» Exercise instructions
Write out the listing, please, but only from its first line through the line containing "import * as", exactly as given and without pictures.

----- Data extract -----

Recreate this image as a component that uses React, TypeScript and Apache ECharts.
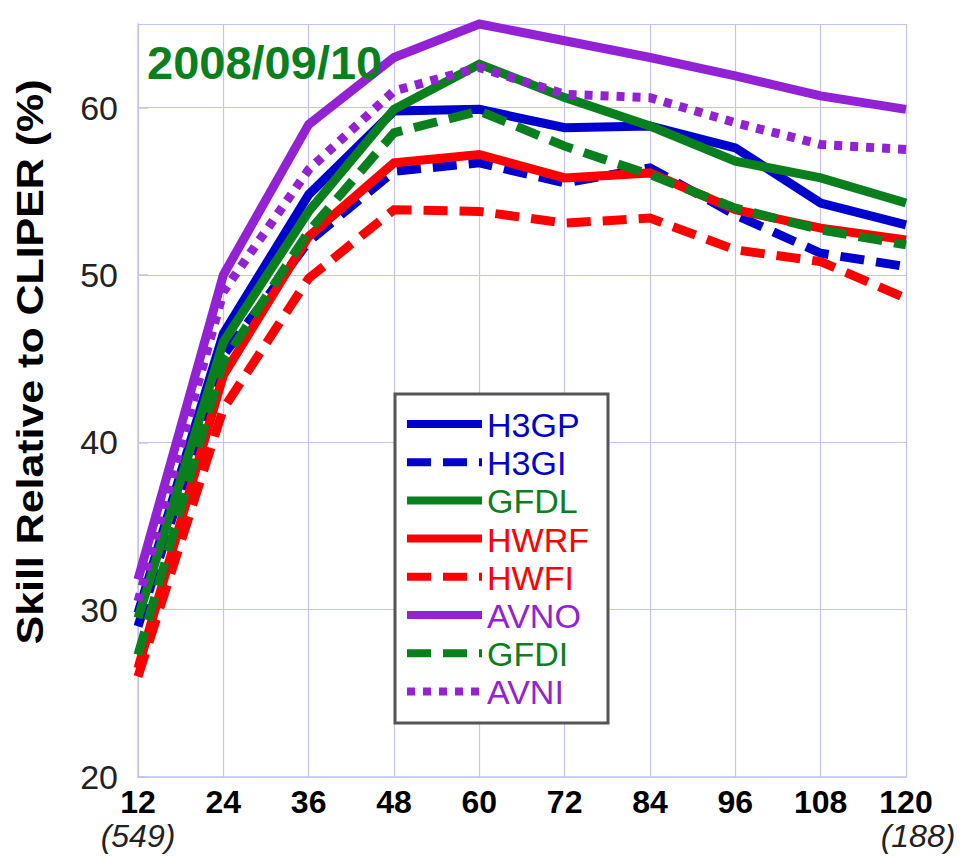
import React, { useEffect, useRef } from "react";
import * as echarts from "echarts";

const hours = [12, 24, 36, 48, 60, 72, 84, 96, 108, 120];
const seriesNames = ["H3GP", "H3GI", "GFDL", "HWRF", "HWFI", "AVNO", "GFDI", "AVNI"];
const H3GP = [29.8, 46.5, 54.8, 59.8, 59.9, 58.8, 58.9, 57.6, 54.3, 53.0];
const H3GI = [29.0, 45.2, 52.0, 56.2, 56.7, 55.5, 56.4, 53.6, 51.3, 50.5];
const GFDL = [29.5, 46.0, 53.8, 59.9, 62.6, 60.6, 58.9, 56.8, 55.8, 54.3];
const HWRF = [26.5, 44.0, 52.3, 56.7, 57.2, 55.8, 56.1, 53.9, 52.8, 52.1];
const HWFI = [26.0, 42.0, 49.8, 53.9, 53.8, 53.1, 53.4, 51.5, 50.8, 48.6];
const AVNO = [31.8, 50.0, 59.0, 63.0, 65.0, 64.0, 63.0, 61.9, 60.7, 59.9];
const GFDI = [27.3, 44.8, 52.6, 58.5, 59.8, 57.7, 56.0, 54.0, 52.7, 51.8];
const AVNI = [30.5, 49.0, 56.3, 61.0, 62.4, 60.8, 60.6, 59.1, 57.8, 57.5];
const seriesValues = [H3GP, H3GI, GFDL, HWRF, HWFI, AVNO, GFDI, AVNI];
const caseCounts: Record<number, string> = { 12: "(549)", 120: "(188)" };
const titleText = "2008/09/10";
const yAxisTitle = "Skill Relative to CLIPER (%)";

const BLUE = "#0000cc";
const GREEN = "#0a7f1e";
const RED = "#ff0000";
const PURPLE = "#9222d4";
const colors = [BLUE, BLUE, GREEN, RED, RED, PURPLE, GREEN, PURPLE];
const dashes: (number[] | null)[] = [null, [24, 12], null, null, [24, 12], null, [24, 12], [8, 8]];

const FONT = "'Liberation Sans', Arial, Helvetica, sans-serif";
const GRIDC = "#c4c4f4";

export default function App() {
  const ref = useRef<HTMLDivElement>(null);
  useEffect(() => {
    if (!ref.current) return;
    const chart = echarts.init(ref.current, undefined, { renderer: "svg" });
    const legendX = 395, legendY = 394, legendW = 213, legendH = 329;
    const rowY0 = 424, rowStep = 38.2;
    const legendEls: any[] = [
      {
        type: "rect",
        shape: { x: legendX, y: legendY, width: legendW, height: legendH },
        style: { fill: "#ffffff", stroke: "#555555", lineWidth: 3 },
        z: 100,
      },
    ];
    seriesNames.forEach((n, i) => {
      const y = rowY0 + i * rowStep;
      legendEls.push({
        type: "line",
        shape: { x1: 407, y1: y, x2: 482, y2: y },
        style: { stroke: colors[i], lineWidth: 8, lineDash: dashes[i] || undefined },
        z: 101,
      });
      legendEls.push({
        type: "text",
        x: 487,
        y: y + 1,
        style: {
          text: n,
          fill: colors[i],
          font: `34px ${FONT}`,
          textAlign: "left",
          textVerticalAlign: "middle",
        },
        z: 101,
      });
    });

    chart.setOption({
      animation: false,
      backgroundColor: "#ffffff",
      grid: { left: 138, right: 54, top: 24, bottom: 80 },
      xAxis: {
        type: "value",
        min: 12,
        max: 120,
        interval: 12,
        axisLine: { show: true, lineStyle: { color: GRIDC, width: 1.5 } },
        axisTick: { show: false },
        splitLine: { show: true, lineStyle: { color: GRIDC, width: 1.2 } },
        axisLabel: {
          margin: 8,
          formatter: (v: number) => {
            const c = caseCounts[v];
            if (c) return `{b|${v}}\n{${v === 120 ? "ir" : "i"}|${c}}`;
            return `{b|${v}}`;
          },
          rich: {
            b: { fontFamily: FONT, fontWeight: "bold", fontSize: 32, color: "#000", lineHeight: 34 },
            i: { fontFamily: FONT, fontStyle: "italic", fontSize: 32, color: "#222", lineHeight: 34 },
            ir: { fontFamily: FONT, fontStyle: "italic", fontSize: 32, color: "#222", lineHeight: 34, padding: [0, 0, 0, 24] },
          },
        },
      },
      yAxis: {
        type: "value",
        min: 20,
        max: 65,
        interval: 10,
        axisLine: { show: true, lineStyle: { color: GRIDC, width: 1.5 } },
        axisTick: { show: true, inside: true, length: 10, lineStyle: { color: GRIDC, width: 1.5 } },
        splitLine: { show: true, lineStyle: { color: GRIDC, width: 1.2 } },
        axisLabel: {
          margin: 20,
          showMaxLabel: false,
          fontFamily: FONT,
          fontSize: 34,
          color: "#222",
          formatter: (v: number) => (v % 10 === 0 ? String(v) : ""),
        },
      },
      series: seriesNames.map((n, i) => ({
        name: n,
        type: "line",
        data: hours.map((h, j) => [h, seriesValues[i][j]]),
        symbol: "none",
        clip: false,
        lineStyle: {
          color: colors[i],
          width: 9,
          type: dashes[i] || "solid",
          cap: "butt",
          join: "miter",
        },
        z: 2 + i,
      })),
      graphic: [
        {
          type: "text",
          x: 147,
          y: 62,
          style: {
            text: titleText,
            fill: GREEN,
            font: `bold 47px ${FONT}`,
            textAlign: "left",
            textVerticalAlign: "middle",
          },
          z: 50,
        },
        {
          type: "text",
          x: 30,
          y: 362,
          rotation: Math.PI / 2,
          scaleX: 1.16,
          style: {
            text: yAxisTitle,
            fill: "#000",
            font: `bold 37px ${FONT}`,
            textAlign: "center",
            textVerticalAlign: "middle",
          },
        },
        ...legendEls,
      ],
    });
    return () => chart.dispose();
  }, []);
  return (
    <div
      ref={ref}
      style={{ position: "fixed", left: 0, top: 0, width: 960, height: 857, background: "#fff" }}
    />
  );
}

-----

» Answer to this problem
Recreate this image as a component that uses React, TypeScript and Apache ECharts.
import React, { useEffect, useRef } from "react";
import * as echarts from "echarts";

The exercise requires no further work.